Chicago Postal Service, Mail Tampering Revisited


Believe it or not, I received this ripped envelope the day after I called to complain about ripped mail.

To the credit of the USPS though, their customer service folks were good – they took down my info, and I even got callbacks from the Post Office wanting to follow up with me about my complaint.

The callbacks happened the day after, and were persistent. The same woman called me back four times (I was in a lot of meetings during the day), and we finally talked about my ripped mail.

The explanation I received was that the automated mail sorter is old, and oftentimes rips envelopes. Technically, the local post office branch should be marking envelopes with some kind of stamp that indicates that they received the letter in this manner.

Plausible, I guess. And the tear indicated in this letter (above) looks like it could be machine made. I don’t know that I can tell, exactly, whether it’s man made or machine made. The woman who called me back said it was “probably” the machine, which feels like both an explanation and a blow-off at the same time.

Now that I’m comparing the two letters side by side (Rip 1 | Rip 2), I guess they do look a little similar.

Still though, it’s hard for me to know whether it’s man or machine made. I told the woman on the phone this, and said I’d still call in every ripped envelope, because to me… it looks like someone’s messing with my mail.

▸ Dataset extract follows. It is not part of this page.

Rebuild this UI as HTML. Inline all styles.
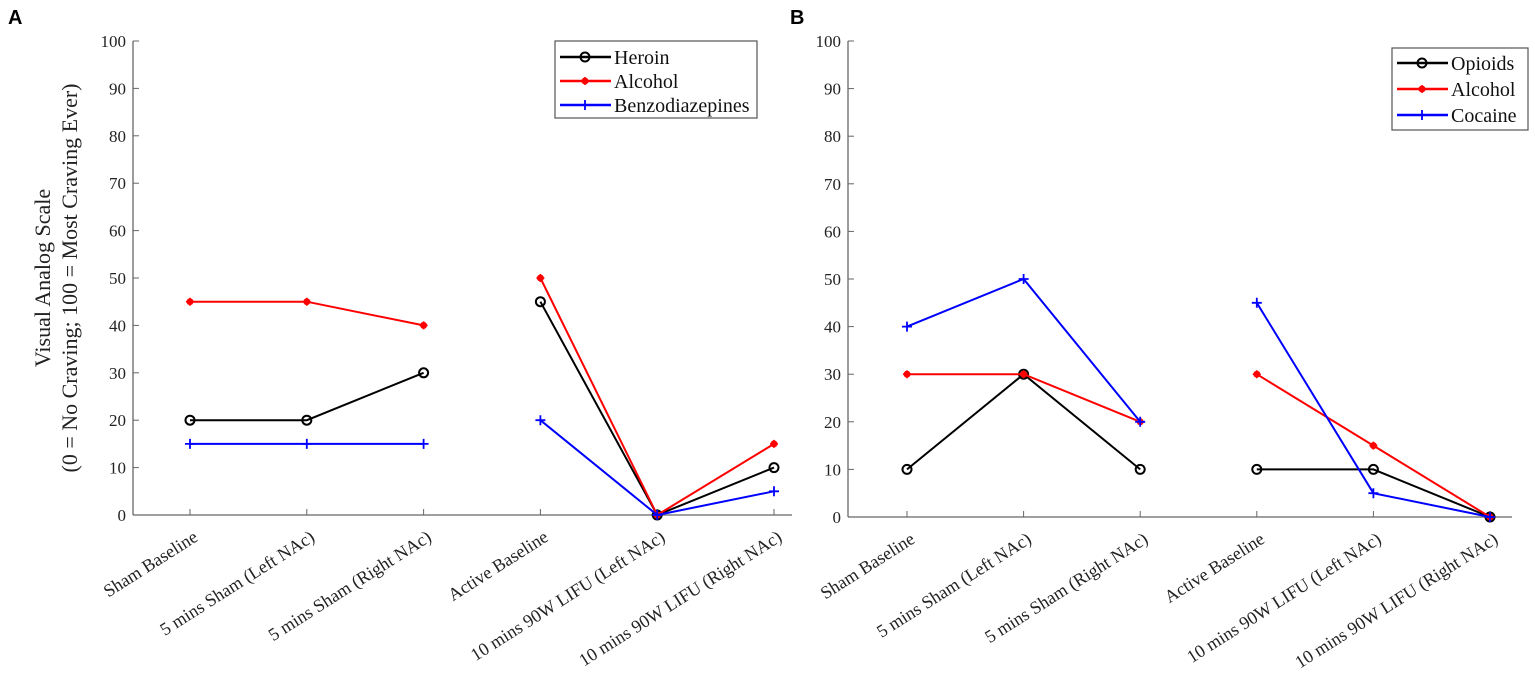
<!DOCTYPE html>
<html><head><meta charset="utf-8"><style>
body{margin:0;background:#fff;}
text{font-family:"Liberation Serif",serif;}
</style></head><body>
<svg id="svg" width="1535" height="669" xmlns="http://www.w3.org/2000/svg"></svg>
<script>
const categories=["Sham Baseline","5 mins Sham (Left NAc)","5 mins Sham (Right NAc)","Active Baseline","10 mins 90W LIFU (Left NAc)","10 mins 90W LIFU (Right NAc)"];
const yTicks=[0,10,20,30,40,50,60,70,80,90,100];
const aHeroin=[20,20,30,45,0,10];
const aAlcohol=[45,45,40,50,0,15];
const aBenzo=[15,15,15,20,0,5];
const bOpioids=[10,30,10,10,10,0];
const bAlcohol=[30,30,20,30,15,0];
const bCocaine=[40,50,20,45,5,0];
const aNames=["Heroin","Alcohol","Benzodiazepines"];
const bNames=["Opioids","Alcohol","Cocaine"];
const NS="http://www.w3.org/2000/svg";
const svg=document.getElementById('svg');
function mk(tag,attrs,parent){const e=document.createElementNS(NS,tag);for(const k in attrs)e.setAttribute(k,attrs[k]);(parent||svg).appendChild(e);return e;}
const colors=["#000","#f00","#00f"];
function marker(g,kind,x,y,c){
  if(kind===0)mk('circle',{cx:x,cy:y,r:4.5,fill:'none',stroke:c,'stroke-width':2},g);
  else if(kind===1){mk('circle',{cx:x,cy:y,r:3.5,fill:c},g);mk('path',{d:`M${x-4} ${y}H${x+4}M${x} ${y-4}V${y+4}`,stroke:c,'stroke-width':1.5},g);}
  else mk('path',{d:`M${x-5} ${y}H${x+5}M${x} ${y-5}V${y+5}`,stroke:c,'stroke-width':1.8},g);
}
function panel(id,ax0,ax1,x0,dx,yb,yt,series,names,leg){
  const g=mk('g',{});
  
  
  const xS=i=>x0+i*dx;
  const yS=v=>yb+(yt-yb)*v/100;
  const ya=mk('line',{x1:ax0,y1:yt,x2:ax0,y2:yb,stroke:'#666','stroke-width':1.3},g);
  
  
  const xa=mk('line',{x1:ax0,y1:yb,x2:ax1,y2:yb,stroke:'#666','stroke-width':1.3},g);
  
  
  yTicks.forEach(v=>{
    mk('line',{x1:ax0,y1:yS(v),x2:ax0+6,y2:yS(v),stroke:'#666'},g);
    const t=mk('text',{x:ax0-7,y:yS(v)+6,'text-anchor':'end','font-size':17,fill:'#222'},g);
    t.textContent=v;
    
    
  });
  categories.forEach((c,i)=>{
    mk('line',{x1:xS(i),y1:yb,x2:xS(i),y2:yb-6,stroke:'#666'},g);
    const t=mk('text',{x:0,y:0,'text-anchor':'end','font-size':18,fill:'#222',transform:`translate(${xS(i)+9},${yb+25}) rotate(-32.5)`},g);
    t.textContent=c;
    
    
  });
  series.forEach((s,k)=>{
    const c=colors[k];
    const sg=mk('g',{},g);
    
    
    [[0,3],[3,6]].forEach(([a,b])=>{
      let d='';for(let i=a;i<b;i++)d+=(i===a?'M':'L')+xS(i)+' '+yS(s[i]);
      mk('path',{d,fill:'none',stroke:c,'stroke-width':2},sg);
    });
    s.forEach((v,i)=>marker(sg,k,xS(i),yS(v),c));
  });
  const lg=mk('g',{},g);
  
  
  mk('rect',{x:leg[0],y:leg[1],width:leg[2],height:leg[3],fill:'#fff',stroke:'#555','stroke-width':1.2},lg);
  names.forEach((n,k)=>{
    const y=leg[1]+leg[4]+k*leg[5];
    const e=mk('g',{},lg);
    
    
    mk('line',{x1:leg[0]+5,y1:y,x2:leg[0]+56,y2:y,stroke:colors[k],'stroke-width':2.5},e);
    marker(e,k,leg[0]+30,y,colors[k]);
    const t=mk('text',{x:leg[0]+59,y:y+7,'font-size':20,fill:'#111'},e);
    t.textContent=n;
  });
}
panel('a',133,792,190,116.8,515,41,[aHeroin,aAlcohol,aBenzo],aNames,[555,41,202,77,16,24]);
panel('b',848,1512,907,116.6,517,41,[bOpioids,bAlcohol,bCocaine],bNames,[1392,48,136,82,15,26]);
const yl=mk('text',{'text-anchor':'middle','font-size':22,fill:'#222'});


yl.innerHTML='<tspan x="-278" y="50">Visual Analog Scale</tspan><tspan x="-278" y="77">(0 = No Craving; 100 = Most Craving Ever)</tspan>';
yl.setAttribute('transform','rotate(-90)');
[['A',8],['B',790]].forEach(([l,x])=>{
  const t=mk('text',{x,y:24,'font-size':20,'font-weight':'bold',fill:'#000',style:'font-family:"Liberation Sans",sans-serif'});
  t.textContent=l;
  
  
});
</script>
</body></html>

The woman promised to get the local branch to start stamping my envlopes if they received them ripped, and that my continued reporting would help trace the issue back to whatever problematic mail sorter was downtown.

I guess the one thing that’s odd to me (and I noted this) was that it’s not my junk mail getting ripped. The last one I reported was from my health insurance provider, and this one was from my bank.

Man or machine? Hard to say. Given the poor level of customer service I’ve seen/received at local branches, and how frustrating that experience typically is… it’s hard for me to give the USPS the benefit of the doubt.

This Post Has 2 Comments

  1. I wonder if someone is looking for cash, checks etc…

    TJ Mapes Reply


  2. Your mail passes through so many machines, it’s hard to discount a machine doing it. The rip itself on both of your pics is very identical, both in location and, the bigger tell for me, pattern.Also, most of your junk mail is presorted before it ever goes to the post office to save on postage costs, in which case it could be avoiding the problem machine altogether.